Sobre las tablas, despobladas de cualquier atrezo, una cuerda nos marca el centro para estas mujeres ¿el mástil, la cuerda de salvación, un tótem, el hilo del destino? Una imagen limpia, pero completa y desgarradora por sí sola que obliga exclusivamente al intérprete a completar el discurso. Yaité Ruiz en el papel de Fe, Minerva Romero en el de Esperanza y Osmara López como Caridad, logran acoplarse con el equilibrio que exige la puesta. Entran dentro del código teatral casi coreográfico del director y a la vez son capaces de encontrar su individualidad bajo una máscara la cual más que estar construida sobre el artificio, se ancla en los resortes sensitivos que hallan en relación con sus personajes. Evidencian la encarnación y tránsito certero por sus conflictos particulares con la racialidad, la permanencia, el éxodo, el amor, la empatía.

La crisis social hace parábola hacia una crisis de la imagen religiosa, una fe heterogénea, barroca, y con cimientos que se tambalean, pero a la vez son siempre el último recurso. Cuando es imposible la concreción material de un sueño, se acude a las instancias metafísicas, vano camino si olvidamos que estas están ligadas el plano real, por lo que los quiebres son simultáneos. He ahí la raíz profunda y rizomática del absurdo que rige la situación de estas mujeres tanto como personajes como actrices.

Cuando la Patrona de Cuba hace su presencia en escena, no puede ser de otra forma que cargada de los estereotipos visuales y gestuales que, desde el exterior, pero también desde dentro, hemos dejado imponer como vitrina de nuestra cultura cívica y religiosa. Esta virgen que enarbola el sincretismo en sus distintas facetas y nombres (Oshún, Ìyálóòde), en Mar nuestro se presenta plagada ademanes pintorescos y hablar sainetero. Parece más bien una tarotista propia de un canal televisivo; defiende su criollez al ritmo de una diva vestida de amarillo que canta boleros donde desborda la ya trillada y superada zalamería de la raza mestiza.
La joven actriz Doreen Granados, sabe disfrutar este personaje sobre la escena, consigue sacar lo mejor de su condición farsesca para hacernos caer en la cuenta de que lo superficial ha cubierto no solo el tejido de nuestras vidas físicas, sino también la esencia de nuestra espiritualidad. La fachada que se construye sobre el personaje llega a ser tan voluptuosa, que el punto de despojo que exige luego el texto a través de la piedad real de la Virgen pasa imperceptible, como si la hiperteatralidad se resistiera dejar el cuerpo de la actriz y permitir el giro radical de un conflicto, donde ya las buenas intenciones de la salvadora son insuficientes ante la ira de potencias mayores como Yemayá. Las mujeres están solas ante el peso de su decisión. Lo contradictorio es que aún persiste la distancia a pesar de la cercanía, el lirismo del texto, deja volar el discurso verbal de las protagonistas hacia otras dimensiones que nos parecen tan lejanas cuando en realidad desnudan la precariedad de nuestro presente. La balsa parece un minúsculo círculo y es una certeza que quienes la habitan son nuestras compañeras de naufragio.

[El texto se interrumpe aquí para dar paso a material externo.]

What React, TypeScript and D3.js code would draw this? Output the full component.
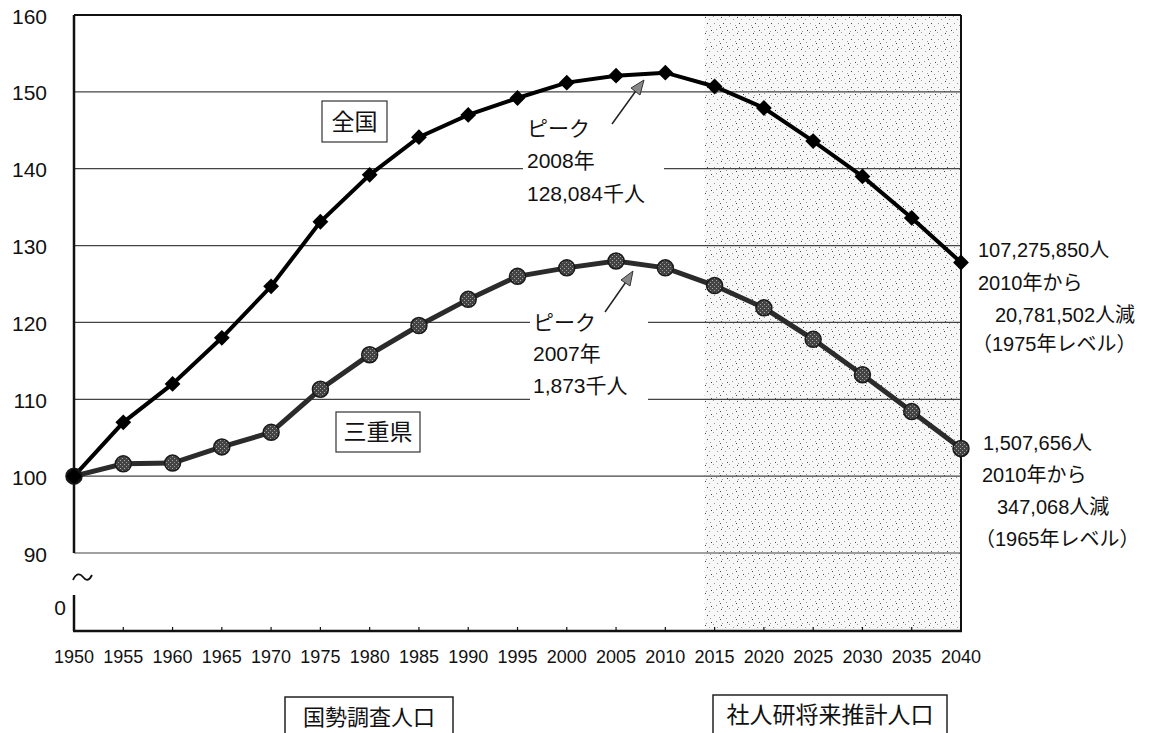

Una obra con tales presupuestos en su temática y hechura deja en evidencia varios caminos que tientan a observar su desarrollo. Por una parte, la urgencia de revisitar a los autores canónicos de la dramaturgia cubana y hallar la pervivencia o no de sus grandes protagonistas en los imaginarios actuales. Parece entonces un hecho que esa reinvención depende de directores y grupos dispuestos a relaborar sus discursos sin renunciar a sus esencias. La Luna, siempre que quiera será un bastión diferente dentro de nuestras compañías, más en estos tiempos donde su apuesta por lo teatral resulta sui generis en un panorama escénico que aboga por la confesión directa, la desestructuración de los generadores del artificio y se sostiene en esa brecha de desgarre donde el personaje roza al límite con el intérprete. La troupe de Raúl Martín ha dejado en más de una ocasión muestras del poder de su credo escénico, desde la mímesis y el pacto ficcional han generado catarsis reveladoras en la memoria de espectadores por más de dos décadas.

Los templos no se reconstruyen de la nada. Mar nuestro aterriza sobre muchos escollos que invitan a ser retados para que dicha manera de entender el teatro comulgue con la actualidad que le precisa, pero ello no quiere decir que no sea vital que La Luna siga brillando en nuestras carteleras. Quedará por ver si se trata de un paso fugaz e intermitente, como un estertor extraño en medio de nuestra estridente escena, o conecta finalmente con la condición ganada por el grupo como núcleo de vanguardia, transformación y tenacidad.